A New Christianity for a New World
- Author: John Shelby Spong
- Language: English
- Subject: Christian theology
- Published: September 18, 2001 Harper San Francisco
- Publication place: United States
- Media type: Print (Hardcover)
- Pages: 276
- ISBN: 978-0-060-67084-9

= A New Christianity for a New World =

2001 book by John Shelby Spong

A New Christianity for a New World: Why Traditional Faith Is Dying and How a New Faith Is Being Born is a theological book by Episcopalian bishop John Shelby Spong, published in 2001, in which he outlines his ideas for doctrinal changes within Christianity in the modern world.

==Challenges to Christian teaching==
The book was controversial when it was first published because it proposed to entirely re-invent core areas of Christian teaching, such as fundamental theology, Christology, hamartiology, Mariology, biblical theology, natural theology, hermeneutics, theodicy, eschatology and moral theology, instead of simply making cosmetic pastoral reforms within Christianity.

==New Reformation==
Spong has also been a strong proponent of feminism, gay rights, and racial equality within both Christianity and society at large. Towards these ends, he calls for a new Reformation, in which many of Christianity's basic doctrines should be reformulated.
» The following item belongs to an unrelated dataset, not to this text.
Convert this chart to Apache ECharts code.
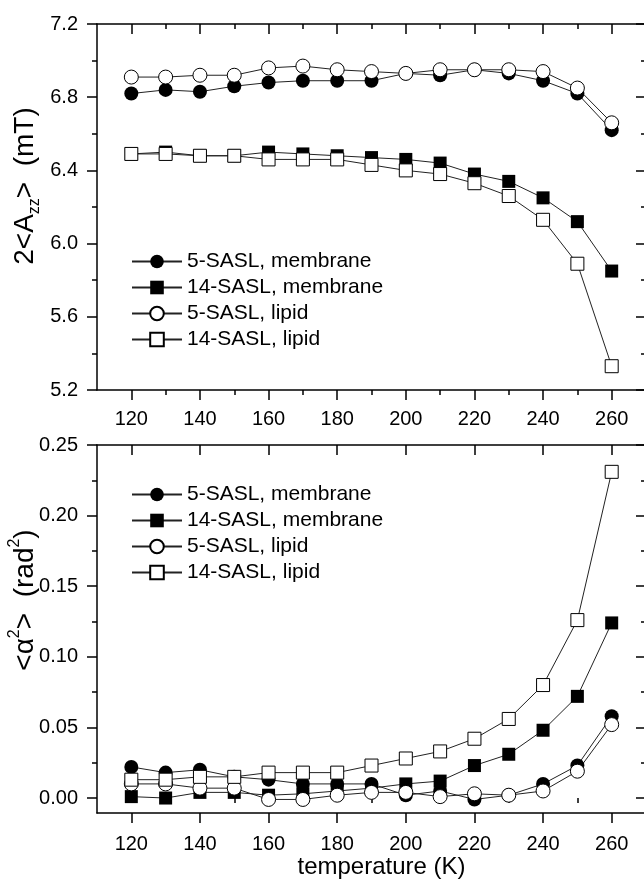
<!DOCTYPE html>
<html>
<head>
<meta charset="utf-8">
<script src="https://cdn.jsdelivr.net/npm/echarts@6/dist/echarts.min.js"></script>
<style>
  html, body { margin: 0; padding: 0; background: #fff; }
  #chart { width: 644px; height: 881px; }
</style>
</head>
<body>
<div id="chart"></div>
<script>
// temperature (K)
const temps = [120, 130, 140, 150, 160, 170, 180, 190, 200, 210, 220, 230, 240, 250, 260];

// top panel: 2<Azz> (mT)
const azzMem5  = [6.82, 6.84, 6.83, 6.86, 6.88, 6.89, 6.89, 6.89, 6.93, 6.92, 6.95, 6.93, 6.89, 6.82, 6.62];
const azzMem14 = [6.49, 6.50, 6.48, 6.48, 6.50, 6.49, 6.48, 6.47, 6.46, 6.44, 6.38, 6.34, 6.25, 6.12, 5.85];
const azzLip5  = [6.91, 6.91, 6.92, 6.92, 6.96, 6.97, 6.95, 6.94, 6.93, 6.95, 6.95, 6.95, 6.94, 6.85, 6.66];
const azzLip14 = [6.49, 6.49, 6.48, 6.48, 6.46, 6.46, 6.46, 6.43, 6.40, 6.38, 6.33, 6.26, 6.13, 5.89, 5.33];

// bottom panel: <alpha^2> (rad^2)
const alphaMem5  = [0.022, 0.018, 0.020, 0.015, 0.013, 0.010, 0.010, 0.010, 0.002, 0.005, -0.001, 0.002, 0.010, 0.023, 0.058];
const alphaMem14 = [0.001, 0.000, 0.004, 0.004, 0.002, 0.003, 0.005, 0.007, 0.010, 0.012, 0.023, 0.031, 0.048, 0.072, 0.124];
const alphaLip5  = [0.010, 0.010, 0.007, 0.007, -0.001, -0.001, 0.002, 0.004, 0.004, 0.001, 0.003, 0.002, 0.005, 0.019, 0.052];
const alphaLip14 = [0.013, 0.013, 0.015, 0.015, 0.018, 0.018, 0.018, 0.023, 0.028, 0.033, 0.042, 0.056, 0.080, 0.126, 0.231];

const names = ['5-SASL, membrane', '14-SASL, membrane', '5-SASL, lipid', '14-SASL, lipid'];

// tick values
const xMajor = [120, 140, 160, 180, 200, 220, 240, 260];
const xMinor = [130, 150, 170, 190, 210, 230, 250];
const azzMajor = [5.2, 5.6, 6.0, 6.4, 6.8, 7.2];
const azzMinor = [5.4, 5.8, 6.2, 6.6, 7.0];
const alphaMajor = [0, 0.05, 0.10, 0.15, 0.20, 0.25];
const alphaMinor = [0.025, 0.075, 0.125, 0.175, 0.225];

const FONT = '"Liberation Sans", Arial, sans-serif';
const lineBlack = { color: '#000', width: 1.5 };

// 4 axes per side pair: main (labels), minor ticks, opposite main, opposite minor
function frameAxes(kind, gridIndex, min, max, major, minor, fmt, labelMargin, extra) {
  const pos = kind === 'x' ? ['bottom', 'top'] : ['left', 'right'];
  const base = { type: 'value', gridIndex: gridIndex, min: min, max: max, splitLine: { show: false } };
  return [
    Object.assign({}, base, {
      position: pos[0],
      axisLine: { show: true, onZero: false, lineStyle: lineBlack },
      axisTick: { show: true, inside: false, length: 10, customValues: major, lineStyle: lineBlack },
      axisLabel: {
        show: true, customValues: major, formatter: fmt, margin: labelMargin,
        fontSize: 20, color: '#000', fontFamily: FONT
      }
    }, extra),
    Object.assign({}, base, {
      position: pos[0],
      axisLine: { show: false },
      axisTick: { show: true, inside: false, length: 5, customValues: minor, lineStyle: lineBlack },
      axisLabel: { show: false }
    }),
    Object.assign({}, base, {
      position: pos[1],
      axisLine: { show: true, onZero: false, lineStyle: lineBlack },
      axisTick: { show: true, inside: true, length: 10, customValues: major, lineStyle: lineBlack },
      axisLabel: { show: false }
    }),
    Object.assign({}, base, {
      position: pos[1],
      axisLine: { show: false },
      axisTick: { show: true, inside: true, length: 5, customValues: minor, lineStyle: lineBlack },
      axisLabel: { show: false }
    })
  ];
}

const titleStyle = {
  fontSize: 28, color: '#000', fontFamily: FONT, lineHeight: 36,
  rich: {
    sub: { fontSize: 16, color: '#000', fontFamily: FONT, lineHeight: 16, verticalAlign: 'bottom' },
    sup: { fontSize: 16, color: '#000', fontFamily: FONT, lineHeight: 18, verticalAlign: 'top' }
  }
};

const xAxes = []
  .concat(frameAxes('x', 0, 110, 270, xMajor, xMinor, v => String(v), 19, {}))
  .concat(frameAxes('x', 1, 110, 270, xMajor, xMinor, v => String(v), 21, {
    name: 'temperature (K)', nameLocation: 'middle', nameGap: 41, nameMoveOverlap: false,
    nameTextStyle: { fontSize: 24, lineHeight: 26, color: '#000', fontFamily: FONT, padding: [0, 0, 0, 20] }
  }));

const yAxes = []
  .concat(frameAxes('y', 0, 5.2, 7.2, azzMajor, azzMinor, v => v.toFixed(1), 19, {
    name: '2<A{sub|zz}>  (mT)', nameLocation: 'middle', nameGap: 54, nameMoveOverlap: false,
    nameTextStyle: Object.assign({}, titleStyle, { padding: [0, 0, 0, 42] })
  }))
  .concat(frameAxes('y', 1, -0.0106, 0.25, alphaMajor, alphaMinor, v => v.toFixed(2), 19, {
    name: '<α{sup|2}>  (rad{sup|2})', nameLocation: 'middle', nameGap: 54, nameMoveOverlap: false,
    nameTextStyle: Object.assign({}, titleStyle, { padding: [0, 0, 0, 58] })
  }));

const markers = [
  { symbol: 'circle', symbolSize: 14, itemStyle: { color: '#000' } },
  { symbol: 'rect', symbolSize: 13, itemStyle: { color: '#000' } },
  { symbol: 'circle', symbolSize: 14, itemStyle: { color: '#fff', borderColor: '#000', borderWidth: 1 } },
  { symbol: 'rect', symbolSize: 13, itemStyle: { color: '#fff', borderColor: '#000', borderWidth: 1 } }
];

function makeSeries(values, i, panel) {
  return Object.assign({
    name: names[i],
    type: 'line',
    xAxisIndex: panel * 4,
    yAxisIndex: panel * 4,
    data: temps.map((t, k) => [t, values[k]]),
    lineStyle: { color: '#222', width: 1 },
    showAllSymbol: true,
    emphasis: { disabled: true }
  }, markers[i]);
}

const series = [
  makeSeries(azzMem5, 0, 0), makeSeries(azzMem14, 1, 0),
  makeSeries(azzLip5, 2, 0), makeSeries(azzLip14, 3, 0),
  makeSeries(alphaMem5, 0, 1), makeSeries(alphaMem14, 1, 1),
  makeSeries(alphaLip5, 2, 1), makeSeries(alphaLip14, 3, 1)
];

function legendAt(top) {
  return {
    data: names, orient: 'vertical', left: 126, top: top,
    itemWidth: 50, itemHeight: 17, itemGap: 5, selectedMode: false,
    textStyle: { fontSize: 21, lineHeight: 21, color: '#000', fontFamily: FONT }
  };
}

const option = {
  animation: false,
  backgroundColor: '#fff',
  grid: [
    { left: 97, right: -2, top: 24, height: 366, outerBoundsMode: 'none' },
    { left: 97, right: -2, top: 445, height: 368, outerBoundsMode: 'none' }
  ],
  legend: [legendAt(246), legendAt(479)],
  xAxis: xAxes,
  yAxis: yAxes,
  series: series
};

const chart = echarts.init(document.getElementById('chart'));
chart.setOption(option);
</script>
</body>
</html>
Martin Luther ignited the Reformation of the 16th century by nailing to the door of the church in Wittenberg in 1517 the 95 Theses that he wished to debate. I will publish this challenge to Christianity in The Voice. I will post my theses on the Internet and send copies with invitations to debate them to the recognized Christian leaders of the world. My theses are far smaller in number than were those of Martin Luther, but they are far more threatening theologically. The issues to which I now call the Christians of the world to debate are these:

==12 Points for Reform==
1. Theism, as a way of defining God, is dead. So most theological God-talk is today meaningless. A new way to speak of God must be found.
2. Since God can no longer be conceived in theistic terms, it becomes nonsensical to seek to understand Jesus as the incarnation of the theistic deity. So the Christology of the ages is bankrupt.
3. The Biblical story of the perfect and finished creation from which human beings fell into sin is pre-Darwinian mythology and post-Darwinian nonsense.
4. The virgin birth, understood as literal biology, makes Christ's divinity, as traditionally understood, impossible.
5. The miracle stories of the New Testament can no longer be interpreted in a post-Newtonian world as supernatural events performed by an incarnate deity.
6. The view of the cross as the sacrifice for the sins of the world is a barbarian idea based on primitive concepts of God and must be dismissed.
7. Resurrection is an action of God. Jesus was raised into the meaning of God. It therefore cannot be a physical resuscitation occurring inside human history.
8. The story of the Ascension assumed a three-tiered universe and is therefore not capable of being translated into the concepts of a post-Copernican space age.
9. There is no external, objective, revealed standard written in scripture or on tablets of stone that will govern our ethical behavior for all time.
10. Prayer cannot be a request made to a theistic deity to act in human history in a particular way.
11. The hope for life after death must be separated forever from the behavior control mentality of reward and punishment. The Church must abandon, therefore, its reliance on guilt as a motivator of behavior.
12. All human beings bear God's image and must be respected for what each person is. Therefore, no external description of one's being, whether based on race, ethnicity, gender or sexual orientation, can properly be used as the basis for either rejection or discrimination.

==Role of Judas in the Gospels==
Spong holds fundamentally that the expanding detail given to Judas' betrayal from the synoptic gospels through to the Gospel of John is a result of active embellishment on behalf of those authors postdating Mark and the Q source, as a result of ideological tension resulting from initially unforeseen and increasing hostility between Jews and Christians in the early history of the church.

==Criticisms==

===Gerald O'Collins===
Gerald O'Collins, Professor of Fundamental Theology, Gregorian University, Rome, argued that Spong’s "work simply does not belong to the world of international scholarship. No genuine scholar will be taken in by this book. ... What is said about a key verb St. Paul uses in Galatians 1:15f. shows that the bishop [Spong] has forgotten any Greek that he knew. [Spong argued his case based on a Greek word that is not in the passage] ... [my] advice for his next book is to let some real experts check it before publication."

=== Rowan Williams===
Rowan Williams wrote a response to Spong's 12 points in 1998, when he was the Bishop of Monmouth. Williams wrote that "... I cannot in any way see Bishop Spong's theses as representing a defensible or even an interesting Christian future. And I want to know whether the Christian past scripture and tradition, really appears to him as empty and sterile as this text suggests."

Spong himself responds to this criticism by saying many of William's points are invalid and that they are already answered in Spong's book Why Christianity Must Change Or Die from which the 12 theses are drawn and explained.